Step 2: Hire for Judgment, Not Just Tools
Early on, I over-indexed on tool familiarity. Big mistake.
A great calendar and inbox VA doesn’t just “know Gmail and Google Calendar.” They understand context, priorities, and tone.
What actually matters:
- Strong written communication (they’ll sound like you)
- Comfort making decisions without constant approval
- Obsession with details (time zones, links, agendas)
- Calm handling of last-minute changes
- Discretion with sensitive information
Nice-to-have (not required on day one):
- Experience supporting executives or founders
- Prior inbox-zero workflows
- Familiarity with scheduling links or CRM tools
Practical takeaways:
- Tools can be taught; judgment is harder.
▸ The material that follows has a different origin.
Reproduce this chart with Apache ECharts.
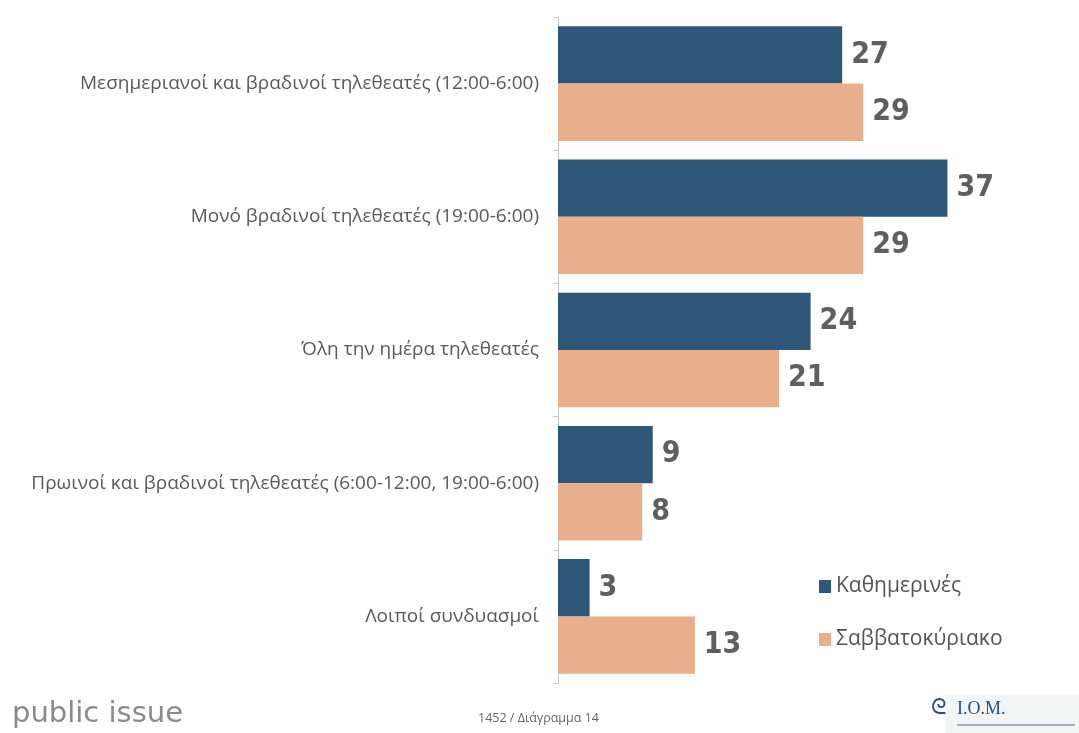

- Ask for examples of decisions they made independently.
- Avoid candidates who need step-by-step instructions for everything.
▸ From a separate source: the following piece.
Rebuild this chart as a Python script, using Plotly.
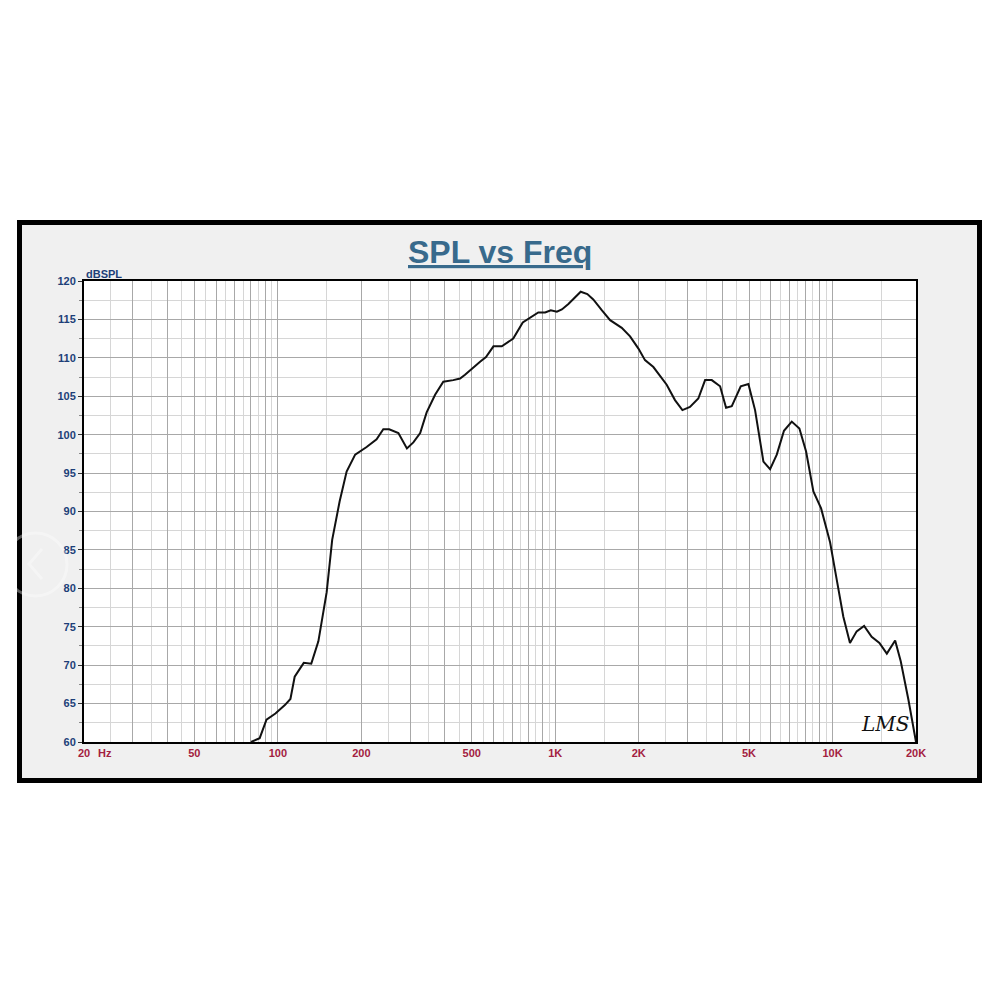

Step 3: Write Rules Before You Write a Job Post
This single change fixed more hiring problems than better interviewing ever did.
Before posting the role, I document:
- What meetings I always accept
- What meetings I always decline
- What needs approval before booking
- My preferred meeting hours
- My email tone (short vs. warm vs. direct)
- What counts as “urgent”
Example (real rules I use):
- No meetings before 10 am
- No Friday calls unless revenue-related
- Decline all “quick syncs” without an agenda
- Surface anything with “urgent,” “today,” or a client name
Practical takeaways:
- If the rules live in your head, your VA will guess.
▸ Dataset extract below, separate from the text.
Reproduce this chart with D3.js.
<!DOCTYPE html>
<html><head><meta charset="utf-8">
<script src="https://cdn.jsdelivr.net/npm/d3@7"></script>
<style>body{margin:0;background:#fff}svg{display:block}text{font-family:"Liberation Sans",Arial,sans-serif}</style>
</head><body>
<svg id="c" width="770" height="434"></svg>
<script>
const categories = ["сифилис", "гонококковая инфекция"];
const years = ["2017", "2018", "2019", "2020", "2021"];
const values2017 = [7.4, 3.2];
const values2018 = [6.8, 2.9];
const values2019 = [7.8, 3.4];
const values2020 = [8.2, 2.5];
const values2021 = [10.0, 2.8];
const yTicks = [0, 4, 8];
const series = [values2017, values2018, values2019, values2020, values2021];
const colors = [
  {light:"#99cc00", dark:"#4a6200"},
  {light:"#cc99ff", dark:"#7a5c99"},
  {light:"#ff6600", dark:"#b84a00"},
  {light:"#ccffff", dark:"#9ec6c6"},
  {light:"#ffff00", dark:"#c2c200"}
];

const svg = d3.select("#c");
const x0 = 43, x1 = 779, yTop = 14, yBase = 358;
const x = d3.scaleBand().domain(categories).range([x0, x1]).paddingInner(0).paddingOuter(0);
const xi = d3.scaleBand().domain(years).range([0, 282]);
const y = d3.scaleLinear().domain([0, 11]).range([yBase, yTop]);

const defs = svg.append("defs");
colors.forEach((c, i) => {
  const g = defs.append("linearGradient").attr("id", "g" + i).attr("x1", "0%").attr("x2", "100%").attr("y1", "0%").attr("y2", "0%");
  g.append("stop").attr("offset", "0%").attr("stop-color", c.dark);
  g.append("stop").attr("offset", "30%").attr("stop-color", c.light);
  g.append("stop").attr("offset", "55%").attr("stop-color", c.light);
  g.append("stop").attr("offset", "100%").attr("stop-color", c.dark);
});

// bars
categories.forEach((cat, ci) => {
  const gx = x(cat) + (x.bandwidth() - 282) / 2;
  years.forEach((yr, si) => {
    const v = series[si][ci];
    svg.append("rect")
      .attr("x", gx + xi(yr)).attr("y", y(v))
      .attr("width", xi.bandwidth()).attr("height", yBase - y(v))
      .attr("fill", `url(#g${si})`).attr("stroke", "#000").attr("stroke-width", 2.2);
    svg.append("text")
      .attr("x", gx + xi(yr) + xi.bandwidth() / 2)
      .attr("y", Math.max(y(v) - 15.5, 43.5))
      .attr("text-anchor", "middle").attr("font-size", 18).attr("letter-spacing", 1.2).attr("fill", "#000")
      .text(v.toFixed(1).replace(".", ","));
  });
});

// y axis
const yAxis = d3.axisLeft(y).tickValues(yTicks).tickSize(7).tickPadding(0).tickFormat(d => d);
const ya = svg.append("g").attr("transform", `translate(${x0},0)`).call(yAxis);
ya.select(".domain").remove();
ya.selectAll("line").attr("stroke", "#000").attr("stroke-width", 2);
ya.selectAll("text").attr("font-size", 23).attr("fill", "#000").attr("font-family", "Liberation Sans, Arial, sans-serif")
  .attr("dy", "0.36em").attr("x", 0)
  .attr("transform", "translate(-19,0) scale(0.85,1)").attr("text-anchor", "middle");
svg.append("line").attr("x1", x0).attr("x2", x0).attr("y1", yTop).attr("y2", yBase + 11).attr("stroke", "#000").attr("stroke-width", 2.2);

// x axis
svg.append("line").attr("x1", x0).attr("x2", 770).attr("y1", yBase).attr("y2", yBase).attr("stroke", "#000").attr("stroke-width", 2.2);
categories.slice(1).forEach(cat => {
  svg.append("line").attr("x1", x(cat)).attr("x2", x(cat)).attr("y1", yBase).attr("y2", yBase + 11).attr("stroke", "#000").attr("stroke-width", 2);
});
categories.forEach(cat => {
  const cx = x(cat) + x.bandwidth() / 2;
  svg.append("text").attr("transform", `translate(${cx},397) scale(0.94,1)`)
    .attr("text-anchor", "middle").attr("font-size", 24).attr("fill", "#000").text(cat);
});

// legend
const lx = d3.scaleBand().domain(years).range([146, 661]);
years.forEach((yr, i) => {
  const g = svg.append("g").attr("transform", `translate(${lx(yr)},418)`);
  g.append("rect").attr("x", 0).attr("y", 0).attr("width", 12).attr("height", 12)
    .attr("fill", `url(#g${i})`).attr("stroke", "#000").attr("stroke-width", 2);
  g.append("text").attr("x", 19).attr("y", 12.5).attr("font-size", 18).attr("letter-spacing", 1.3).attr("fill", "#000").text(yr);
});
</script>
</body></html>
- Guessing is how calendars get wrecked.
- Write imperfect rules; refine them later.
Step 4: Use a Scorecard Instead of a Long Job Description
I stopped listing tools and started defining outcomes.
Scorecard template (copy/paste):
Role: Calendar & Inbox Virtual Assistant
Hours: Your working hours + time zone
30-day outcomes:
- Zero missed or double-booked meetings
- Inbox processed daily to agreed rules
- Draft responses ready within X hours
- Daily summary of decisions made + open items
- Calendar always reflects real priorities
Red flags I now watch for:
- Hesitates to make decisions
- Over-escalates tiny issues
- Misses time-zone details
- Writes emails that don’t match tone
Practical takeaways:
- Outcomes beat resumes.
- If success isn’t measurable, it’s not clear enough.
- The daily summary is non-negotiable.
Step 5: Interview With Real Scenarios (Not Hypotheticals)
Instead of generic questions, I walk candidates through real situations.
Questions I always ask:
- “If two people request the same time slot, how do you decide?”
- “What would you do if an email feels urgent but unclear?”
- “How do you decide when to interrupt me?”
- “If you make a mistake, how do you communicate it?”
I’m not testing perfection.
I’m testing thinking and communication.
Practical takeaways:
- Look for clarity, not confidence.
- “It depends” is fine as long as they explain how.
- Avoid candidates who need permission for everything.
Step 6: Run a Paid Test That Mirrors Reality
If inbox and calendar matter, test them directly.
My go-to paid test (45–60 minutes):
Provide:
- A mock inbox (20–30 emails)
- Scheduling rules
- A fake calendar with conflicts
Ask them to:
- Triage the inbox
- Draft responses
- Schedule or decline meetings
- Send a short end-of-shift summary
Practical takeaways:
- Pay for the test shows respect and gets real effort.
- This reveals judgment faster than any interview.
- The summary shows how they think, not just what they do.
Step 7: Onboard With One Simple Daily Rhythm
The best VAs I’ve worked with weren’t perfect on day one. They were predictable.
My onboarding setup:
- One inbox tool (native email or shared access)
- One calendar
- One chat channel
Clear escalation rule:
“If unsure for more than 10 minutes, ask with 2 options.”
Daily cadence:
- Start of shift: what they’ll process
-
End of shift:
- Meetings booked/declined
- Decisions made
- Anything needing my input
Practical takeaways:
- Predictability > speed.
- Summaries prevent silent mistakes.
- Trust builds faster with visibility.
Summary: Hiring a Calendar & Inbox VA That Actually Protects Your Time
If I were starting over, I’d stop thinking of this role as admin support and start treating it like time protection.
That means:
- Clear decision rules
- Outcome-based scorecards
- Scenario-driven interviews
- A paid test using real workflows
- A simple daily communication rhythm
My non-negotiables now:
- Written inbox + calendar rules
- A daily end-of-shift summary
- Paid test before hiring
- Comfort making decisions independently
When done right, a calendar and inbox VA doesn’t just save time they give you back mental space. And that’s the real ROI.